▸ **Given information**:
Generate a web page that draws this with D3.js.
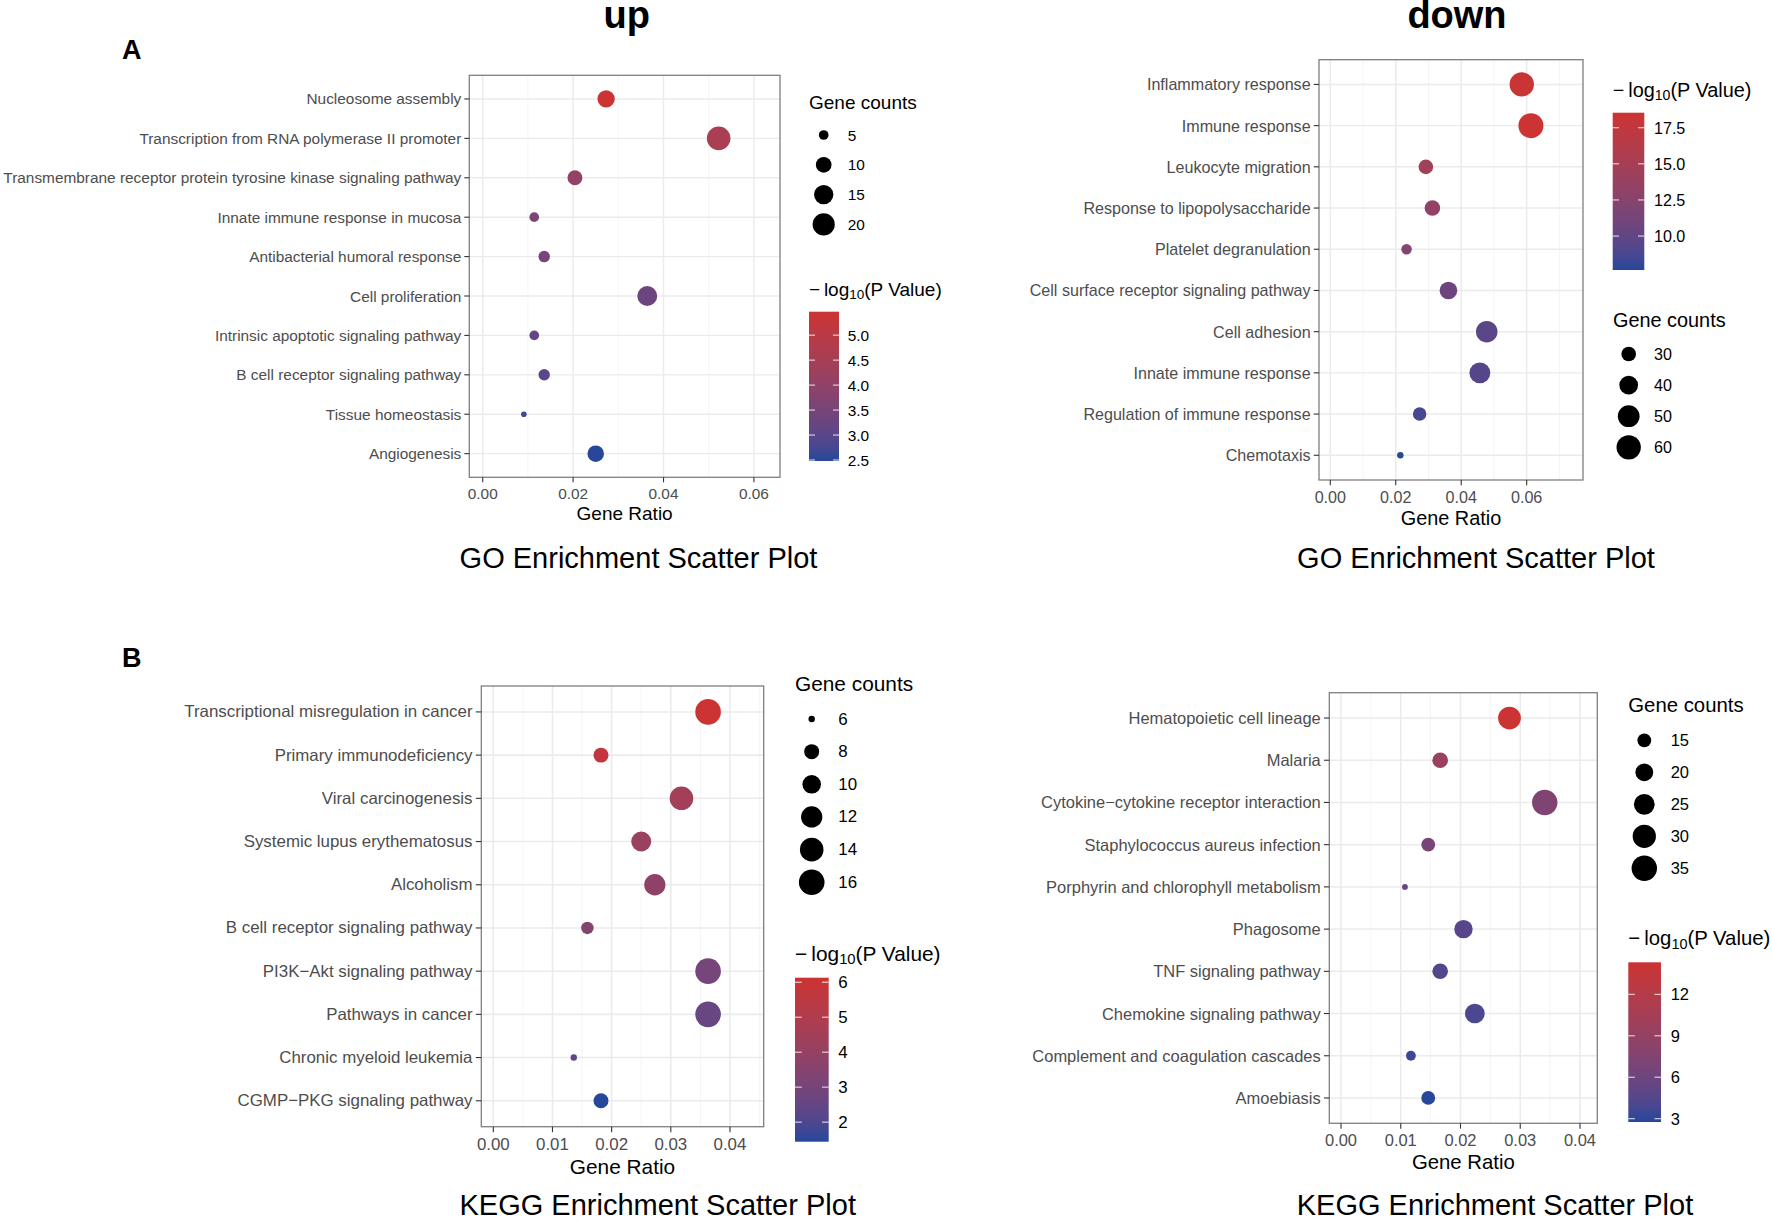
<!DOCTYPE html>
<html>
<head>
<meta charset="utf-8">
<script src="https://cdn.jsdelivr.net/npm/d3@7"></script>
<style>
    body { margin: 0; background: #fff; }
    svg { display: block; font-family: "Liberation Sans", Arial, Helvetica, sans-serif; }
</style>
</head>
<body>
<div id="chart"></div>
<script>
/*
    GO / KEGG ENRICHMENT SCATTER PLOTS (up / down)
*/

// ---- GO, up-regulated
const goUpTerms = ["Nucleosome assembly", "Transcription from RNA polymerase II promoter",
    "Transmembrane receptor protein tyrosine kinase signaling pathway", "Innate immune response in mucosa",
    "Antibacterial humoral response", "Cell proliferation", "Intrinsic apoptotic signaling pathway",
    "B cell receptor signaling pathway", "Tissue homeostasis", "Angiogenesis"]
const goUpRatio = [0.0273, 0.0522, 0.0204, 0.0114, 0.0136, 0.0364, 0.0114, 0.0136, 0.0091, 0.0250]
const goUpCounts = [12, 23, 9, 5, 6, 16, 5, 6, 4, 11]
const goUpLogP = [5.47, 4.6, 4.05, 3.6, 3.5, 3.3, 3.15, 3.0, 2.7, 2.48]
const goUpRatioTicks = [0, 0.02, 0.04, 0.06]
const goUpCountBreaks = [5, 10, 15, 20]
const goUpLogPBreaks = [2.5, 3.0, 3.5, 4.0, 4.5, 5.0]

// ---- GO, down-regulated
const goDownTerms = ["Inflammatory response", "Immune response", "Leukocyte migration",
    "Response to lipopolysaccharide", "Platelet degranulation", "Cell surface receptor signaling pathway",
    "Cell adhesion", "Innate immune response", "Regulation of immune response", "Chemotaxis"]
const goDownRatio = [0.0585, 0.0613, 0.0292, 0.0312, 0.0233, 0.0361, 0.0478, 0.0457, 0.0273, 0.0214]
const goDownCounts = [60, 63, 30, 32, 24, 37, 49, 47, 28, 22]
const goDownLogP = [18.3, 18.54, 14.6, 13.3, 12.2, 10.6, 9.6, 9.3, 8.7, 7.65]
const goDownRatioTicks = [0, 0.02, 0.04, 0.06]
const goDownCountBreaks = [30, 40, 50, 60]
const goDownLogPBreaks = [10.0, 12.5, 15.0, 17.5]

// ---- KEGG, up-regulated
const keggUpTerms = ["Transcriptional misregulation in cancer", "Primary immunodeficiency", "Viral carcinogenesis",
    "Systemic lupus erythematosus", "Alcoholism", "B cell receptor signaling pathway", "PI3K\u2212Akt signaling pathway",
    "Pathways in cancer", "Chronic myeloid leukemia", "CGMP\u2212PKG signaling pathway"]
const keggUpRatio = [0.0363, 0.0182, 0.0318, 0.0250, 0.0273, 0.0159, 0.0363, 0.0363, 0.0136, 0.0182]
const keggUpCounts = [16, 8, 14, 11, 12, 7, 16, 16, 6, 8]
const keggUpLogP = [6.13, 5.7, 4.5, 4.2, 3.8, 3.4, 3.0, 2.6, 2.3, 1.44]
const keggUpRatioTicks = [0, 0.01, 0.02, 0.03, 0.04]
const keggUpCountBreaks = [6, 8, 10, 12, 14, 16]
const keggUpLogPBreaks = [2, 3, 4, 5, 6]

// ---- KEGG, down-regulated
const keggDownTerms = ["Hematopoietic cell lineage", "Malaria", "Cytokine\u2212cytokine receptor interaction",
    "Staphylococcus aureus infection", "Porphyrin and chlorophyll metabolism", "Phagosome", "TNF signaling pathway",
    "Chemokine signaling pathway", "Complement and coagulation cascades", "Amoebiasis"]
const keggDownRatio = [0.0282, 0.0166, 0.0341, 0.0146, 0.0107, 0.0205, 0.0166, 0.0224, 0.0117, 0.0146]
const keggDownCounts = [29, 17, 35, 15, 11, 21, 17, 23, 12, 15]
const keggDownLogP = [14.32, 9.6, 7.3, 6.8, 5.3, 4.7, 4.4, 4.0, 3.4, 2.76]
const keggDownRatioTicks = [0, 0.01, 0.02, 0.03, 0.04]
const keggDownCountBreaks = [15, 20, 25, 30, 35]
const keggDownLogPBreaks = [3, 6, 9, 12]

const lowColor = "#27479b"
const highColor = "#cc3333"

var width = 1772,
    height = 1217;

var svg = d3.select("#chart").append("svg")
    .attr("width", width)
    .attr("height", height)
    .attr("viewBox", "0 0 " + width + " " + height);

// layout of each panel (pixel positions, not data)
const panels = [
    {
        id: "goUp", terms: goUpTerms, ratio: goUpRatio, counts: goUpCounts, logp: goUpLogP,
        ticks: goUpRatioTicks, countBreaks: goUpCountBreaks, logpBreaks: goUpLogPBreaks, logpFmt: ".1f",
        title: "GO Enrichment Scatter Plot",
        box: [469.3, 75.3, 780, 477.3], xDomain: [-0.00297, 0.06577], k: 1, rRange: [2.8, 11.8],
        sizeLeg: { x: 809, titleY: 102.7, cx: 823.7, y0: 135, step: 29.8, labelX: 847.7 },
        colLeg: { x: 809, titleY: 289.3, w: 30, top: 311.7, bottom: 461, labelX: 847.7 },
        main: { x: 638.5, y: 558 }
    },
    {
        id: "goDown", terms: goDownTerms, ratio: goDownRatio, counts: goDownCounts, logp: goDownLogP,
        ticks: goDownRatioTicks, countBreaks: goDownCountBreaks, logpBreaks: goDownLogPBreaks, logpFmt: ".1f",
        title: "GO Enrichment Scatter Plot",
        box: [1319, 59.7, 1583, 480], xDomain: [-0.00345, 0.07721], k: 1.046, rRange: [3.2, 12.5],
        sizeLeg: { x: 1613, titleY: 320, cx: 1628.7, y0: 354, step: 31.1, labelX: 1654 },
        colLeg: { x: 1612.7, titleY: 90, w: 31.6, top: 112.7, bottom: 270, labelX: 1654 },
        main: { x: 1476, y: 558 }
    },
    {
        id: "keggUp", terms: keggUpTerms, ratio: keggUpRatio, counts: keggUpCounts, logp: keggUpLogP,
        ticks: keggUpRatioTicks, countBreaks: keggUpCountBreaks, logpBreaks: keggUpLogPBreaks, logpFmt: "d",
        title: "KEGG Enrichment Scatter Plot",
        box: [481.3, 686, 763.7, 1126.7], xDomain: [-0.00203, 0.0457], k: 1.097, rRange: [3.2, 12.8],
        sizeLeg: { x: 795, titleY: 683.3, cx: 811.7, y0: 719, step: 32.66, labelX: 838.3 },
        colLeg: { x: 795, titleY: 953.3, w: 33.7, top: 977.7, bottom: 1141.7, labelX: 838.3 },
        main: { x: 657.7, y: 1204.7 }
    },
    {
        id: "keggDown", terms: keggDownTerms, ratio: keggDownRatio, counts: keggDownCounts, logp: keggDownLogP,
        ticks: keggDownRatioTicks, countBreaks: keggDownCountBreaks, logpBreaks: keggDownLogPBreaks, logpFmt: "d",
        title: "KEGG Enrichment Scatter Plot",
        box: [1329.3, 692.7, 1597.3, 1123.3], xDomain: [-0.00196, 0.0429], k: 1.07, rRange: [2.9, 12.7],
        sizeLeg: { x: 1628.3, titleY: 705, cx: 1644.3, y0: 740.3, step: 32, labelX: 1670.7 },
        colLeg: { x: 1628.3, titleY: 938.3, w: 32.7, top: 962.3, bottom: 1122, labelX: 1670.7 },
        main: { x: 1495, y: 1204.7 }
    }
]

const defs = svg.append("defs")

const drawPanel = (p) => {
    const k = p.k
    const [x0, y0, x1, y1] = p.box
    const g = svg.append("g").attr("class", "panel " + p.id)

    const data = p.terms.map((t, i) => ({ term: t, ratio: p.ratio[i], count: p.counts[i], logp: p.logp[i] }))

    var xScale = d3.scaleLinear().domain(p.xDomain).range([x0, x1])
    var yScale = d3.scalePoint().domain(p.terms).range([y0, y1]).padding(0.6)

    // area-style size scale (ggplot scale_size): radius grows with sqrt of rescaled count
    const norm = d3.scaleLinear().domain(d3.extent(p.counts)).range([0, 1]).clamp(true)
    const rLin = d3.scaleLinear().domain([0, 1]).range(p.rRange)
    const rScale = (v) => rLin(Math.sqrt(norm(v)))

    const colorScale = d3.scaleLinear()
        .domain(d3.extent(p.logp))
        .range([lowColor, highColor])
        .interpolate(d3.interpolateLab)

    // grid
    const step = p.ticks[1] - p.ticks[0]
    const minor = p.ticks.map((t) => t + step / 2).filter((v) => v > p.xDomain[0] && v < p.xDomain[1])

    g.append("rect")
        .attr("x", x0).attr("y", y0)
        .attr("width", x1 - x0).attr("height", y1 - y0)
        .attr("fill", "#fff")

    g.selectAll(".minor").data(minor).join("line")
        .attr("class", "minor")
        .attr("x1", (d) => xScale(d)).attr("x2", (d) => xScale(d))
        .attr("y1", y0).attr("y2", y1)
        .attr("stroke", "#f2f2f2").attr("stroke-width", 0.8 * k)

    g.selectAll(".vmajor").data(p.ticks).join("line")
        .attr("class", "vmajor")
        .attr("x1", (d) => xScale(d)).attr("x2", (d) => xScale(d))
        .attr("y1", y0).attr("y2", y1)
        .attr("stroke", "#ebebeb").attr("stroke-width", 1.4 * k)

    g.selectAll(".hmajor").data(p.terms).join("line")
        .attr("class", "hmajor")
        .attr("x1", x0).attr("x2", x1)
        .attr("y1", (d) => yScale(d)).attr("y2", (d) => yScale(d))
        .attr("stroke", "#ebebeb").attr("stroke-width", 1.4 * k)

    // points
    g.selectAll(".dot").data(data).join("circle")
        .attr("class", "dot")
        .attr("cx", (d) => xScale(d.ratio))
        .attr("cy", (d) => yScale(d.term))
        .attr("r", (d) => rScale(d.count))
        .attr("fill", (d) => colorScale(d.logp))

    g.append("rect")
        .attr("x", x0).attr("y", y0)
        .attr("width", x1 - x0).attr("height", y1 - y0)
        .attr("fill", "none")
        .attr("stroke", "#7f7f7f").attr("stroke-width", 1.3)

    // y axis
    g.selectAll(".ytick").data(p.terms).join("line")
        .attr("class", "ytick")
        .attr("x1", x0 - 5 * k).attr("x2", x0)
        .attr("y1", (d) => yScale(d)).attr("y2", (d) => yScale(d))
        .attr("stroke", "#333").attr("stroke-width", 1.1)

    g.selectAll(".ylab").data(p.terms).join("text")
        .attr("class", "ylab")
        .attr("x", x0 - 8 * k)
        .attr("y", (d) => yScale(d))
        .attr("text-anchor", "end")
        .attr("dominant-baseline", "central")
        .style("font-size", 15.4 * k + "px")
        .style("fill", "#4d4d4d")
        .text((d) => d)

    // x axis
    g.selectAll(".xtick").data(p.ticks).join("line")
        .attr("class", "xtick")
        .attr("x1", (d) => xScale(d)).attr("x2", (d) => xScale(d))
        .attr("y1", y1).attr("y2", y1 + 5 * k)
        .attr("stroke", "#333").attr("stroke-width", 1.1)

    g.selectAll(".xlab").data(p.ticks).join("text")
        .attr("class", "xlab")
        .attr("x", (d) => xScale(d))
        .attr("y", y1 + 16 * k)
        .attr("text-anchor", "middle")
        .attr("dominant-baseline", "central")
        .style("font-size", 15.4 * k + "px")
        .style("fill", "#4d4d4d")
        .text((d) => d3.format(".2f")(d))

    g.append("text")
        .attr("x", (x0 + x1) / 2)
        .attr("y", y1 + 36 * k)
        .attr("text-anchor", "middle")
        .attr("dominant-baseline", "central")
        .style("font-size", 19 * k + "px")
        .text("Gene Ratio")

    // size legend
    const sl = p.sizeLeg
    g.append("text")
        .attr("x", sl.x).attr("y", sl.titleY)
        .attr("dominant-baseline", "central")
        .style("font-size", 19 * k + "px")
        .text("Gene counts")

    g.selectAll(".sizeKey").data(p.countBreaks).join("circle")
        .attr("class", "sizeKey")
        .attr("cx", sl.cx)
        .attr("cy", (d, i) => sl.y0 + i * sl.step)
        .attr("r", (d) => rScale(d))
        .attr("fill", "#000")

    g.selectAll(".sizeLab").data(p.countBreaks).join("text")
        .attr("class", "sizeLab")
        .attr("x", sl.labelX)
        .attr("y", (d, i) => sl.y0 + i * sl.step)
        .attr("dominant-baseline", "central")
        .style("font-size", 15.4 * k + "px")
        .text((d) => d)

    // colour bar legend
    const cl = p.colLeg
    const title = g.append("text")
        .attr("x", cl.x).attr("y", cl.titleY)
        .attr("dominant-baseline", "central")
        .style("font-size", 19 * k + "px")
    title.append("tspan").text("\u2212\u2009log")
    title.append("tspan").attr("dy", 5 * k).style("font-size", 13.5 * k + "px").text("10")
    title.append("tspan").attr("dy", -5 * k).text("(P Value)")

    const grad = defs.append("linearGradient")
        .attr("id", "grad-" + p.id)
        .attr("x1", 0).attr("y1", 1).attr("x2", 0).attr("y2", 0)
    const ext = d3.extent(p.logp)
    d3.range(0, 1.0001, 0.1).forEach((t) => {
        grad.append("stop")
            .attr("offset", t)
            .attr("stop-color", colorScale(ext[0] + t * (ext[1] - ext[0])))
    })

    g.append("rect")
        .attr("x", cl.x).attr("y", cl.top)
        .attr("width", cl.w).attr("height", cl.bottom - cl.top)
        .attr("fill", "url(#grad-" + p.id + ")")

    const barScale = d3.scaleLinear().domain(ext).range([cl.bottom, cl.top])

    for (let side of [0, 1]) {
        g.selectAll(".cbTick" + side).data(p.logpBreaks).join("line")
            .attr("class", "cbTick" + side)
            .attr("x1", side ? cl.x + cl.w * 0.8 : cl.x)
            .attr("x2", side ? cl.x + cl.w : cl.x + cl.w * 0.2)
            .attr("y1", (d) => barScale(d)).attr("y2", (d) => barScale(d))
            .attr("stroke", "#fff").attr("stroke-opacity", 0.8).attr("stroke-width", 1.1)
    }

    g.selectAll(".cbLab").data(p.logpBreaks).join("text")
        .attr("class", "cbLab")
        .attr("x", cl.labelX)
        .attr("y", (d) => barScale(d))
        .attr("dominant-baseline", "central")
        .style("font-size", 15.4 * k + "px")
        .text((d) => d3.format(p.logpFmt)(d))

    // panel title
    g.append("text")
        .attr("x", p.main.x).attr("y", p.main.y)
        .attr("text-anchor", "middle")
        .attr("dominant-baseline", "central")
        .style("font-size", "29px")
        .text(p.title)
}

panels.forEach(drawPanel)

// column headers and panel letters
svg.append("text")
    .attr("x", 626.7).attr("y", 28)
    .attr("text-anchor", "middle")
    .style("font-size", "38px").style("font-weight", "bold")
    .text("up")

svg.append("text")
    .attr("x", 1457).attr("y", 28)
    .attr("text-anchor", "middle")
    .style("font-size", "38px").style("font-weight", "bold")
    .text("down")

svg.append("text")
    .attr("x", 122).attr("y", 59.3)
    .style("font-size", "27px").style("font-weight", "bold")
    .text("A")

svg.append("text")
    .attr("x", 122).attr("y", 667)
    .style("font-size", "27px").style("font-weight", "bold")
    .text("B")
</script>
</body>
</html>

▸ **Description of the task**: Pictures stay out. Repeat only the lines from the beginning of the data through the line that has "const goUpLogPBreaks = [2.5, 3.0, 3.5, 4.0, 4.5, 5.0]".

▸ **The result**:
Generate a web page that draws this with D3.js.
<!DOCTYPE html>
<html>
<head>
<meta charset="utf-8">
<script src="https://cdn.jsdelivr.net/npm/d3@7"></script>
<style>
    body { margin: 0; background: #fff; }
    svg { display: block; font-family: "Liberation Sans", Arial, Helvetica, sans-serif; }
</style>
</head>
<body>
<div id="chart"></div>
<script>
/*
    GO / KEGG ENRICHMENT SCATTER PLOTS (up / down)
*/

// ---- GO, up-regulated
const goUpTerms = ["Nucleosome assembly", "Transcription from RNA polymerase II promoter",
    "Transmembrane receptor protein tyrosine kinase signaling pathway", "Innate immune response in mucosa",
    "Antibacterial humoral response", "Cell proliferation", "Intrinsic apoptotic signaling pathway",
    "B cell receptor signaling pathway", "Tissue homeostasis", "Angiogenesis"]
const goUpRatio = [0.0273, 0.0522, 0.0204, 0.0114, 0.0136, 0.0364, 0.0114, 0.0136, 0.0091, 0.0250]
const goUpCounts = [12, 23, 9, 5, 6, 16, 5, 6, 4, 11]
const goUpLogP = [5.47, 4.6, 4.05, 3.6, 3.5, 3.3, 3.15, 3.0, 2.7, 2.48]
const goUpRatioTicks = [0, 0.02, 0.04, 0.06]
const goUpCountBreaks = [5, 10, 15, 20]
const goUpLogPBreaks = [2.5, 3.0, 3.5, 4.0, 4.5, 5.0]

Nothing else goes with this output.